I think you could make a parallel between my interpretation of the animals here and how Richard Hughes creates his children characters in A High Wind in Jamaica. The kids in that book occupy their own world, and while not totally indifferent to the adults in their world, they see the adults as some distant land of foreigners, quickly forgotten and somewhat mistrusted.

And yet we do end with the growth of one of the characters, Toad, who sees that he will have to grow at least a little, become a grown up, think of others more often, and put aside his own foolishness and selfishness and pride. And it’s a sad ending too because for as much of a pain Toad is, we can’t help but not only like him, but want to BE him, too. Because we were all Toad once.

Though I’m not 90 and not blind like Mrs. Marsh, I do find myself having more in common with her than with my younger self as I think about this book. That wondrous world of willows and a magical Piper at the Gates of Dawn does not exist for me anymore, it’s nearly as dim as it is to the blind. And the old schoolroom is just as empty for me, full of dust as it had once been full of children. The desks all lined up still, but not for me.

We all have to grow up, but we can at least remember.

70% done with The Wind in the Willows

What should we take away from the old sailor rat whose life is so seductive to Rat that he goes into a near trance and nearly packs up and heads out to the south seas? He obviously has that longing for adventure like the other animals, to be in another land, and he’s miserable for months after Mole keeps him from going. Should he have gone? Why stay put? Who is responsible for who here? Did Rat make a mistake? Mole?

28% done with The Wind in the Willows

What would we define as the philosophy of the book? Looking out for your friends is a main theme, especially for the smaller animals, as is hospitality, even for strangers. Rat immediately befriends Mole, Toad loves everyone (if just to show off), Badger is gruff but welcoming, too. There is also a current of “knowing one’s place”. I don’t think it’s just a British class thing, but more about being happy.

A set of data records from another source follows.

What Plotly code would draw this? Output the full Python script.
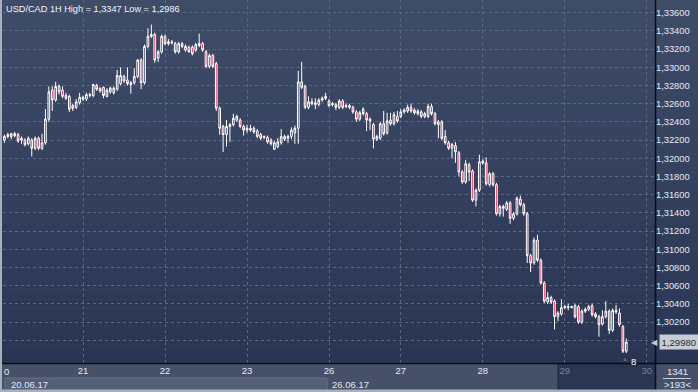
import plotly.graph_objects as go

# ---------------- data (hourly candles, index = hour since 20.06.17 00:00) ----------------
opens = [1.3220,1.3224,1.3224,1.3227,1.3226,1.3220,1.3220,1.3216,1.3220,1.3211,1.3222,1.3211,1.3217,1.3243,1.3275,1.3264,1.3279,1.3275,1.3269,1.3268,
         1.3258,1.3256,1.3261,1.3265,1.3265,1.3269,1.3269,1.3280,1.3277,1.3278,1.3268,1.3273,1.3272,1.3276,1.3282,1.3290,1.3286,1.3281,1.3283,1.3290,
         1.3308,1.3283,1.3323,1.3334,1.3336,1.3310,1.3317,1.3334,1.3326,1.3328,1.3326,1.3317,1.3326,1.3319,1.3322,1.3322,1.3319,1.3324,1.3326,1.3317,
         1.3301,1.3313,1.3304,1.3255,1.3235,1.3226,1.3235,1.3237,1.3242,1.3242,1.3235,1.3231,1.3233,1.3233,1.3230,1.3226,1.3223,1.3223,1.3220,1.3210,
         1.3213,1.3217,1.3224,1.3222,1.3224,1.3228,1.3233,1.3284,1.3279,1.3256,1.3262,1.3259,1.3259,1.3264,1.3268,1.3263,1.3259,1.3259,1.3256,1.3263,
         1.3257,1.3258,1.3256,1.3251,1.3243,1.3254,1.3249,1.3241,1.3237,1.3221,1.3222,1.3238,1.3228,1.3242,1.3238,1.3246,1.3246,1.3251,1.3252,1.3256,
         1.3253,1.3252,1.3251,1.3246,1.3246,1.3257,1.3249,1.3237,1.3240,1.3224,1.3217,1.3211,1.3214,1.3206,1.3185,1.3174,1.3193,1.3186,1.3154,1.3165,
         1.3197,1.3195,1.3171,1.3183,1.3171,1.3139,1.3147,1.3144,1.3151,1.3134,1.3139,1.3155,1.3149,1.3139,1.3093,1.3085,1.3110,1.3088,1.3063,1.3042,
         1.3047,1.3043,1.3026,1.3029,1.3036,1.3036,1.3036,1.3038,1.3037,1.3020,1.3032,1.3034,1.3038,1.3029,1.3026,1.3018,1.3026,1.3032,1.3011,1.3033,
         1.3030,1.3015,1.2988]
highs = [1.3226,1.3228,1.3228,1.3229,1.3228,1.3224,1.3222,1.3224,1.3222,1.3224,1.3224,1.3227,1.3254,1.3279,1.3279,1.3284,1.3281,1.3279,1.3272,1.3270,
         1.3260,1.3265,1.3272,1.3269,1.3272,1.3272,1.3282,1.3282,1.3278,1.3279,1.3277,1.3279,1.3279,1.3297,1.3300,1.3292,1.3300,1.3285,1.3299,1.3309,
         1.3310,1.3325,1.3343,1.3347,1.3338,1.3319,1.3336,1.3336,1.3331,1.3330,1.3328,1.3328,1.3328,1.3325,1.3324,1.3324,1.3327,1.3337,1.3328,1.3319,
         1.3315,1.3315,1.3306,1.3257,1.3237,1.3242,1.3239,1.3249,1.3248,1.3244,1.3237,1.3237,1.3237,1.3235,1.3232,1.3228,1.3225,1.3225,1.3222,1.3219,
         1.3222,1.3232,1.3226,1.3226,1.3234,1.3236,1.3296,1.3306,1.3281,1.3268,1.3266,1.3266,1.3266,1.3268,1.3272,1.3265,1.3262,1.3261,1.3265,1.3265,
         1.3260,1.3260,1.3258,1.3253,1.3252,1.3256,1.3251,1.3245,1.3239,1.3226,1.3240,1.3252,1.3250,1.3250,1.3251,1.3252,1.3254,1.3255,1.3259,1.3260,
         1.3255,1.3254,1.3253,1.3251,1.3260,1.3260,1.3251,1.3242,1.3242,1.3231,1.3219,1.3217,1.3218,1.3208,1.3187,1.3198,1.3195,1.3188,1.3167,1.3204,
         1.3199,1.3201,1.3185,1.3185,1.3173,1.3149,1.3149,1.3153,1.3153,1.3141,1.3158,1.3159,1.3151,1.3141,1.3095,1.3113,1.3116,1.3090,1.3065,1.3053,
         1.3049,1.3045,1.3032,1.3045,1.3039,1.3040,1.3038,1.3040,1.3039,1.3034,1.3036,1.3039,1.3040,1.3031,1.3028,1.3033,1.3043,1.3034,1.3035,1.3039,
         1.3035,1.3017,1.3002]
lows = [1.3217,1.3222,1.3221,1.3223,1.3217,1.3216,1.3213,1.3214,1.3202,1.3209,1.3209,1.3209,1.3215,1.3240,1.3252,1.3262,1.3270,1.3266,1.3264,1.3251,
        1.3252,1.3254,1.3259,1.3263,1.3263,1.3267,1.3267,1.3274,1.3272,1.3266,1.3267,1.3271,1.3270,1.3274,1.3280,1.3283,1.3280,1.3271,1.3281,1.3288,
        1.3276,1.3281,1.3321,1.3332,1.3305,1.3306,1.3315,1.3324,1.3324,1.3325,1.3315,1.3315,1.3321,1.3317,1.3316,1.3313,1.3317,1.3322,1.3317,1.3299,
        1.3299,1.3299,1.3252,1.3226,1.3207,1.3213,1.3218,1.3235,1.3240,1.3233,1.3225,1.3228,1.3229,1.3227,1.3222,1.3220,1.3221,1.3216,1.3214,1.3209,
        1.3211,1.3215,1.3219,1.3217,1.3221,1.3216,1.3216,1.3276,1.3254,1.3254,1.3258,1.3254,1.3257,1.3262,1.3264,1.3256,1.3257,1.3253,1.3254,1.3254,
        1.3255,1.3254,1.3249,1.3240,1.3241,1.3247,1.3230,1.3231,1.3211,1.3219,1.3220,1.3225,1.3226,1.3236,1.3236,1.3239,1.3244,1.3249,1.3250,1.3250,
        1.3248,1.3247,1.3244,1.3244,1.3244,1.3247,1.3236,1.3222,1.3220,1.3215,1.3209,1.3200,1.3195,1.3180,1.3172,1.3172,1.3175,1.3152,1.3147,1.3163,
        1.3193,1.3170,1.3169,1.3169,1.3137,1.3136,1.3136,1.3142,1.3128,1.3132,1.3137,1.3147,1.3137,1.3085,1.3075,1.3083,1.3086,1.3061,1.3041,1.3040,
        1.3040,1.3012,1.3021,1.3027,1.3034,1.3033,1.3035,1.3024,1.3018,1.3018,1.3030,1.3032,1.3026,1.3024,1.3004,1.3016,1.3024,1.3007,1.3009,1.3029,
        1.3015,1.2986,1.2986]
closes = [1.3224,1.3226,1.3227,1.3225,1.3219,1.3222,1.3215,1.3222,1.3211,1.3222,1.3211,1.3217,1.3243,1.3273,1.3264,1.3279,1.3273,1.3268,1.3266,1.3254,
          1.3255,1.3262,1.3267,1.3267,1.3270,1.3270,1.3281,1.3276,1.3274,1.3269,1.3275,1.3277,1.3277,1.3291,1.3291,1.3285,1.3282,1.3283,1.3290,1.3308,
          1.3283,1.3323,1.3334,1.3336,1.3308,1.3317,1.3334,1.3326,1.3328,1.3327,1.3317,1.3326,1.3323,1.3323,1.3317,1.3315,1.3325,1.3326,1.3319,1.3301,
          1.3313,1.3301,1.3255,1.3233,1.3226,1.3235,1.3237,1.3244,1.3246,1.3235,1.3231,1.3233,1.3231,1.3229,1.3224,1.3222,1.3224,1.3218,1.3216,1.3217,
          1.3218,1.3224,1.3221,1.3224,1.3231,1.3233,1.3284,1.3278,1.3256,1.3262,1.3260,1.3261,1.3264,1.3266,1.3266,1.3258,1.3260,1.3256,1.3263,1.3256,
          1.3258,1.3256,1.3251,1.3243,1.3250,1.3249,1.3242,1.3243,1.3221,1.3224,1.3238,1.3227,1.3241,1.3238,1.3248,1.3241,1.3251,1.3253,1.3256,1.3252,
          1.3250,1.3249,1.3246,1.3249,1.3257,1.3249,1.3238,1.3240,1.3222,1.3217,1.3211,1.3215,1.3207,1.3185,1.3174,1.3194,1.3185,1.3154,1.3165,1.3196,
          1.3195,1.3172,1.3183,1.3171,1.3139,1.3147,1.3145,1.3151,1.3134,1.3139,1.3156,1.3149,1.3139,1.3093,1.3085,1.3110,1.3088,1.3063,1.3043,1.3047,
          1.3042,1.3026,1.3030,1.3036,1.3037,1.3037,1.3037,1.3026,1.3020,1.3032,1.3034,1.3037,1.3028,1.3026,1.3017,1.3026,1.3032,1.3011,1.3033,1.3031,
          1.3017,1.2988,1.2998]
hours = list(range(1, len(closes) + 1))

day_ticks = [24, 48, 72, 96, 117, 141, 165, 189]
day_labels = ["21", "22", "23", "26", "27", "28", "29", "30"]
price_ticks = [1.300, 1.302, 1.304, 1.306, 1.308, 1.310, 1.312, 1.314, 1.316, 1.318,
               1.320, 1.322, 1.324, 1.326, 1.328, 1.330, 1.332, 1.334, 1.336]

# ---------------- styling ----------------
FONT = "Liberation Sans, Arial, sans-serif"
TXT = "#e4e9f3"
DIM = "#76819a"
RED = "#e3143f"
GRID = "#5a6783"

tick_text_x = []
for lab in day_labels:
    if lab in ("29", "30"):
        tick_text_x.append("<span style='color:%s'>%s</span>" % (DIM, lab))
    else:
        tick_text_x.append(lab)
tick_text_y = [("%.5f" % v).replace(".", ",") if v > 1.3005 else "" for v in price_ticks]

fig = go.Figure()
fig.add_trace(go.Candlestick(
    x=hours, open=opens, high=highs, low=lows, close=closes,
    increasing=dict(line=dict(color="#ffffff", width=1), fillcolor="rgba(0,0,0,0)"),
    decreasing=dict(line=dict(color="#ffffff", width=1), fillcolor=RED),
    whiskerwidth=0, hoverinfo="skip", showlegend=False,
))

W, H = 698, 392
L, R, T, B = 3, 43, 0, 29
pw, ph = W - L - R, H - T - B


def px(xp):
    return (xp - L) / pw


def py(yp):
    return (T + ph - yp) / ph


shapes = []
# gradient background for chart + right axis panel
N = 40
top = (63, 76, 104)
bot = (41, 53, 83)
for k in range(N):
    f = k / (N - 1)
    c = tuple(int(round(top[j] + (bot[j] - top[j]) * f)) for j in range(3))
    shapes.append(dict(type="rect", xref="paper", yref="paper", layer="below",
                       x0=px(0), x1=px(W), y0=1 - (k + 1) / N, y1=1 - k / N,
                       fillcolor="rgb(%d,%d,%d)" % c, line=dict(width=0)))
# bottom strip
shapes.append(dict(type="rect", xref="paper", yref="paper", layer="below",
                   x0=px(0), x1=px(W), y0=py(H), y1=py(363.5),
                   fillcolor="#465169", line=dict(width=0)))
# dark region for the current days
shapes.append(dict(type="rect", xref="paper", yref="paper", layer="below",
                   x0=px(558), x1=px(655), y0=py(391), y1=py(363.5),
                   fillcolor="#2b3653", line=dict(width=0)))
shapes.append(dict(type="line", xref="paper", yref="paper", layer="below",
                   x0=px(558), x1=px(558), y0=py(391), y1=py(364),
                   line=dict(color="#1c2438", width=1)))
# date box
shapes.append(dict(type="rect", xref="paper", yref="paper", layer="below",
                   x0=px(5), x1=px(327), y0=py(390.5), y1=py(378),
                   fillcolor="#535e77", line=dict(color="#66718b", width=1)))
# black separators
shapes.append(dict(type="line", xref="paper", yref="paper", layer="above",
                   x0=px(655.5), x1=px(655.5), y0=py(H), y1=py(0),
                   line=dict(color="#0b0e16", width=1.5)))
shapes.append(dict(type="line", xref="paper", yref="paper", layer="above",
                   x0=px(0), x1=px(W), y0=py(363.5), y1=py(363.5),
                   line=dict(color="#0b0e16", width=1.5)))
# light outer border left / bottom
shapes.append(dict(type="rect", xref="paper", yref="paper", layer="above",
                   x0=px(0), x1=px(2), y0=py(H), y1=py(0),
                   fillcolor="#a9afbc", line=dict(width=0)))
shapes.append(dict(type="rect", xref="paper", yref="paper", layer="above",
                   x0=px(0), x1=px(W), y0=py(H), y1=py(389.5),
                   fillcolor="#a9afbc", line=dict(width=0)))
# rule between counters
shapes.append(dict(type="line", xref="paper", yref="paper", layer="above",
                   x0=px(663), x1=px(691), y0=py(378.5), y1=py(378.5),
                   line=dict(color="#c8cfdc", width=1)))

last = closes[-1]
annotations = [
    dict(text="USD/CAD 1H High = %s Low = %s" % (("%.4f" % max(highs)).replace(".", ","),
                                                  ("%.4f" % min(lows)).replace(".", ",")),
         xref="paper", yref="paper", x=px(4), y=py(2), xanchor="left", yanchor="top",
         showarrow=False, font=dict(family=FONT, size=9.2, color="#f2f4f8")),
    dict(text="0", xref="paper", yref="paper", x=px(6), y=py(372), xanchor="center", yanchor="middle",
         showarrow=False, font=dict(family=FONT, size=9.5, color=TXT)),
    dict(text="20.06.17", xref="paper", yref="paper", x=px(9), y=py(384), xanchor="left", yanchor="middle",
         showarrow=False, font=dict(family=FONT, size=9.5, color=TXT)),
    dict(text="26.06.17", xref="paper", yref="paper", x=px(330), y=py(384), xanchor="left", yanchor="middle",
         showarrow=False, font=dict(family=FONT, size=9.5, color=TXT)),
    dict(text="1341", xref="paper", yref="paper", x=px(677), y=py(371), xanchor="center", yanchor="middle",
         showarrow=False, font=dict(family=FONT, size=9.5, color=TXT)),
    dict(text="&gt;193&lt;", xref="paper", yref="paper", x=px(677), y=py(384.5), xanchor="center", yanchor="middle",
         showarrow=False, font=dict(family=FONT, size=9.5, color=TXT)),
    dict(text=("%.5f" % last).replace(".", ","), xref="paper", yref="y", x=px(659), y=last,
         xanchor="left", yanchor="middle", showarrow=False, bgcolor="#c8ccd3", borderpad=1.5,
         font=dict(family=FONT, size=9.6, color="#262e40")),
    dict(text="◀", xref="paper", yref="y", x=px(660), y=last, xanchor="right", yanchor="middle",
         showarrow=False, font=dict(family=FONT, size=8, color="#c8ccd3")),
    dict(text="8", xref="x", yref="y", x=hours[-1] + 2.2, y=min(lows), xanchor="center", yanchor="top",
         yshift=-1, showarrow=False, font=dict(family=FONT, size=9.5, color="#ffffff")),
    dict(text="▲", xref="x", yref="y", x=hours[-1] - 0.5, y=min(lows), xanchor="center", yanchor="top",
         yshift=-1, showarrow=False, font=dict(family=FONT, size=6, color="#5d6880")),
]

fig.update_layout(
    width=W, height=H,
    margin=dict(l=L, r=R, t=T, b=B, pad=0),
    paper_bgcolor="#465169",
    plot_bgcolor="rgba(0,0,0,0)",
    boxgap=0.3,
    shapes=shapes,
    annotations=annotations,
    showlegend=False,
    font=dict(family=FONT, size=9.5, color=TXT),
    xaxis=dict(range=[0.585, 191.4], tickvals=day_ticks, ticktext=tick_text_x,
               showgrid=True, gridcolor=GRID, gridwidth=1, griddash="3px,3px",
               zeroline=False, showline=False, ticks="", rangeslider=dict(visible=False),
               tickfont=dict(family=FONT, size=9.5, color=TXT), fixedrange=True),
    yaxis=dict(range=[1.297505, 1.337396], side="right", tickvals=price_ticks, ticktext=tick_text_y,
               showgrid=True, gridcolor=GRID, gridwidth=1, griddash="3px,3px",
               zeroline=False, showline=False, ticks="",
               tickfont=dict(family=FONT, size=9.3, color=TXT), fixedrange=True),
)

fig.write_html("out.html")
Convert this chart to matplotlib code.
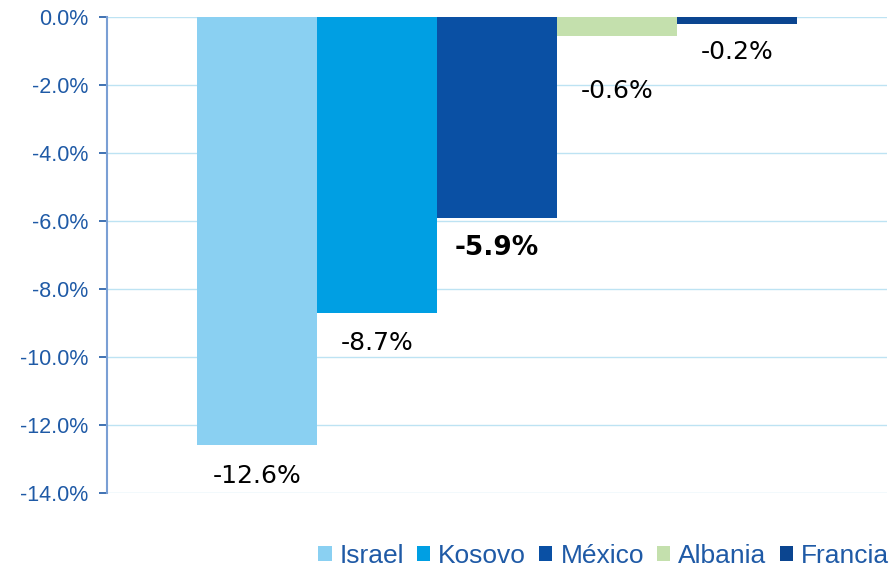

14% done with The Wind in the Willows

Yep, it’s still just as brilliant as I remember it!

Grahame’s writing is more than just pleasant and easy, he also uses a fun trick of swinging round his POV from a standard “medium shot” (to quote a film term) to brief instances of very specific POV such as when mole nearly drowns and can see the sun up from under the river or when we see the driver of the car hunched over the wheel. It puts you ‘in’ the story.

7% done with The Wind in the Willows

This was my favorite book when I was a child but I haven’t read it since I was maybe 7 or 8 so I thought it would be fun to revisit it and see if I can rediscover what I loved about all those years ago.

I have to admit that I find it just as charming and comforting now as I did all those years ago. The English countryside manners, the river (I grew up on a river), and always loving animals, this is MY book.